With less than two months before the new European General Data Protection Regulation (GDPR) comes into force, concerns are growing that India’s leading IT firms are underprepared for the changes involved, with press reports this week claiming that “only a third” of the country’s providers are in line to be compliant by the May 25th deadline.
“Only 30%-35% of all IT/ITeS companies have started their journey to work towards GDPR compliance,” Jaspreet Singh, Cyber Security Partner at EY, told the Economic Times on Tuesday.
With fines for breaches of the new regulation potentially reaching four per cent of global turnover (and with data protection in the public eye as never before thanks to the ongoing Facebook/Cambridge Analytica scandal) the consequences of failure to observe GDPR are enormous – yet analysts are concerned that some Indian firms may not be taking their obligations seriously enough. Some observers are also highlighting the extra cost burden and its possible impact on current and future deals: NASSCOM chairman Raman Roy suggested Monday that “IT services providers will have to rework the contracts and they will see a cost increase. But the cost impact depends on the incremental work (due to GDPR compliance) that needs to be done.”

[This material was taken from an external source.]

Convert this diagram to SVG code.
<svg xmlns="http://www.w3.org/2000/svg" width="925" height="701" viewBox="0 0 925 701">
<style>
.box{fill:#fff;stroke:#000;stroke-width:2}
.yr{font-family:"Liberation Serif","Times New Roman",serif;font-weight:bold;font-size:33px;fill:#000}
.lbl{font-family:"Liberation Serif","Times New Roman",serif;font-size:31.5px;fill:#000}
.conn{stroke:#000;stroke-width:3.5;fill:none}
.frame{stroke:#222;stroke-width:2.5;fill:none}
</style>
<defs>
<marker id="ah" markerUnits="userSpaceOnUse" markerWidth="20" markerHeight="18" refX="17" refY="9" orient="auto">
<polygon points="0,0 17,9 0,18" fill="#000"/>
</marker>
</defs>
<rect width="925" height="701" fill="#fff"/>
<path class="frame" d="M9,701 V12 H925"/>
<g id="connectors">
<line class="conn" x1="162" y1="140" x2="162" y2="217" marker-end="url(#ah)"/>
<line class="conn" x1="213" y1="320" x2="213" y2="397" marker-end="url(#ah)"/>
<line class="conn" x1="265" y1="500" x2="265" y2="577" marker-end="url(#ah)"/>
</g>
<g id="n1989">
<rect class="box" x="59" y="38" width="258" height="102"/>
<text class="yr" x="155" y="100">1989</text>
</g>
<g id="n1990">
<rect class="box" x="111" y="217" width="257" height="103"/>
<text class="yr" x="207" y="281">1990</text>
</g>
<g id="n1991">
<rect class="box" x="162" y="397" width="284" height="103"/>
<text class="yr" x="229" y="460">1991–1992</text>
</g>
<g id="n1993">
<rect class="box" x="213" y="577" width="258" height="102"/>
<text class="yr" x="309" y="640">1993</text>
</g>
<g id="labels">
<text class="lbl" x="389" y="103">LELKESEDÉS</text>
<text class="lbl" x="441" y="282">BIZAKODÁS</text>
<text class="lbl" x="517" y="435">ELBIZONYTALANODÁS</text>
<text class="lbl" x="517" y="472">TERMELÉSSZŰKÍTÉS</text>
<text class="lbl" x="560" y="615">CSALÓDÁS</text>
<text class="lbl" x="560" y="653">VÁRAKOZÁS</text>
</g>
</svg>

In an interview with the GSA, DLA Piper partner Kit Burden said that “there remains a huge amount of work to be done on GDPR; in fact, there is too much work now than could possibly be done in the time available. There are still organisations amazingly enough which are only now waking up to what needs to be done. Equally there are more savvy organisations which did realise that they needed to do something, who are still coming to terms with the sheer scale of how much that ‘something’ actually is, and are therefore still running up against the deadline in terms of completing all their remediation activities in time to be ready by May.”